А вот записанные, что в походе, что в безумии дома оды Квотриуса войдут особенно толстенную, переизданную мною, как я решил и сказал об этом решении Квотриусу ещё в походе, лишь услышав оду «любящим деревьям», птицам и зверям, специально посвящённую лирике Квотриуса, «Антологию магической поэзии» с «разоблачённым» гениальнейшим Анонимусом. Это будет только моя тайна, меня одного, и только. Как же сладко это осознавать![/i]
Северус решил, что в ближайшее время, ещё до «действа сверчков» подскажет Квотриусу, чтобы переписал он прежнюю, такую романтическую оду о любви под ночным осенним небом, в травах, сложенную в походе, с трансфигурированного более опытным магом из простой, грязной овечьей шкуры пергамента на пергамент… обычного происхождения. А то профессору мысль одна, игривая и печальная одновременно, в голову пришла. Что вместе с ним исчезнут апппппсолютно все вещи, им же и сотворённые. И волшебного происхождения пергамент обретёт вновь свою овчинную сущность, и ода радостной любви под струями тёплого, сентябрьского дождя, которой не страшен даже пугающий любого человека из «этого» отсталого времени, гром, исчезнет. И Веритасерум не оставит следов на дне походной фляги, и свежесваренное мыло («Сварю завтра же!») не оставит даже воспоминаний о том, что когда-то, совсем недавно, им мылись и стирали, и даже то вполне материальное сооружение, что он всё никак не соберётся сделать, но перед собою обязался - сделать до свадьбы перегонный куб. И тот, со с таким трудом изогнутой паяной медною трубкой, исчезнет… чтобы всего через несколько десятилетий взаправду появиться у оседлых кельтов. Ведь именно в этом, пятом веке началась перегонка сивухи в более крепкие и, если можно так выразиться, благородные напитки. Бритты-ирландцы сделают прототип виски, своей ышке бяха, а скотты - переселенцы из северо-восточной Ирландии - королевства Ульстер в Каледонию - что-то, что в девятнадцатом веке станет до боли родным и знакомым отвратительным скотчем, а в двадцатом и двадцать первом - любимым алкогольным напитком Ремуса.
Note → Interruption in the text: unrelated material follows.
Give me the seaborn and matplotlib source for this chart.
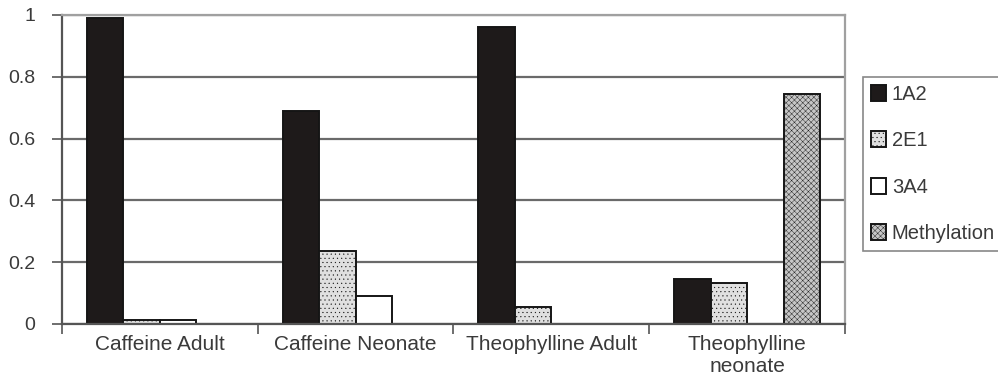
import matplotlib
matplotlib.use("Agg")
import matplotlib.pyplot as plt
from matplotlib.patches import Patch
import seaborn as sns
import pandas as pd

# Data
groups = ["Caffeine Adult", "Caffeine Neonate", "Theophylline Adult", "Theophylline\nneonate"]
enzymes = ["1A2", "2E1", "3A4", "Methylation"]
v_1a2 = [0.99, 0.69, 0.96, 0.146]
v_2e1 = [0.014, 0.235, 0.055, 0.133]
v_3a4 = [0.014, 0.09, 0.0, 0.0]
v_meth = [0.0, 0.0, 0.0, 0.743]

rows = []
for name, vals in zip(enzymes, [v_1a2, v_2e1, v_3a4, v_meth]):
    for g, v in zip(groups, vals):
        rows.append({"group": g, "enzyme": name, "value": v})
df = pd.DataFrame(rows)

colors = ["#1e1a1a", "#e0e0e0", "#ffffff", "#c6c6c6"]
hatches = [None, "....", None, "xxxxxx"]

sns.set_theme(style="white")
plt.rcParams["font.family"] = ["Liberation Sans", "DejaVu Sans"]
plt.rcParams["hatch.color"] = "#bcbcbc"
plt.rcParams["hatch.linewidth"] = 0.3

fig = plt.figure(figsize=(9.98, 3.78), dpi=100)
ax = fig.add_axes([0.0621, 0.1429, 0.7846, 0.8175])

sns.barplot(data=df, x="group", y="value", hue="enzyme", order=groups,
            hue_order=enzymes, palette=colors, width=0.745, saturation=1,
            edgecolor="#151515", linewidth=1.4, ax=ax, legend=False)

for cont, h in zip(ax.containers, hatches):
    for bar in cont:
        if h:
            bar.set_hatch(h)

ax.set_ylim(0, 1)
ax.set_xlim(-0.5, 3.5)
ax.set_yticks([0, 0.2, 0.4, 0.6, 0.8, 1.0])
ax.set_yticklabels(["0", "0.2", "0.4", "0.6", "0.8", "1"])
ax.yaxis.grid(True, color="#6a6a6a", linewidth=1.6)
ax.set_axisbelow(True)
ax.set_xlabel("")
ax.set_ylabel("")
ax.tick_params(axis="x", labelsize=15, colors="#3a3a3a", length=0, pad=8)
ax.tick_params(axis="y", labelsize=14, colors="#3a3a3a", left=True, length=7,
               width=1.2, color="#555555", pad=12)
ax.set_xticks([-0.5, 0.5, 1.5, 2.5, 3.5], minor=True)
ax.tick_params(axis="x", which="minor", bottom=True, length=7, width=1.2, color="#555555")

for side in ["top", "right"]:
    ax.spines[side].set_color("#a0a0a0")
    ax.spines[side].set_linewidth(1.6)
for side in ["left", "bottom"]:
    ax.spines[side].set_color("#555555")
    ax.spines[side].set_linewidth(1.6)

# legend at the right edge
handles = [Patch(facecolor=c, edgecolor="#151515", hatch=h, linewidth=1.4)
           for c, h in zip(colors, hatches)]
leg = fig.legend(handles, enzymes, loc="upper left", bbox_to_anchor=(0.865, 0.796),
                 fontsize=14.5, frameon=True, fancybox=False, handlelength=0.72,
                 handleheight=0.85, handletextpad=0.3, labelspacing=1.35,
                 borderpad=0.4, borderaxespad=0)
leg.get_frame().set_edgecolor("#6a6a6a")
leg.get_frame().set_linewidth(1.2)
for t in leg.get_texts():
    t.set_color("#3a3a3a")

plt.savefig("out.png", dpi=100)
Теперь пора возвращаться обратно, поставить зелье на магический огонь, а самому вернуться к пирующим как ни в чём не бывало, выпить сладкого, крепкого вина, чтобы согреться хоть немного и поесть хотя бы хлебов, а не будоражащего ноздри и нездорового для пищеварения агнца. Впрочем, и второго уже давно съели эти нажористые, ведь к ним подключились и проголодавшиеся Папенька, и министр. Куда же тут дождаться «какого-то» Господина дома? Снова аппарировать домой, для начала в комнату и не забыть переодеться в свежую шерстяную, тёплую - только что из сундука - тунику, а лучше сразу две.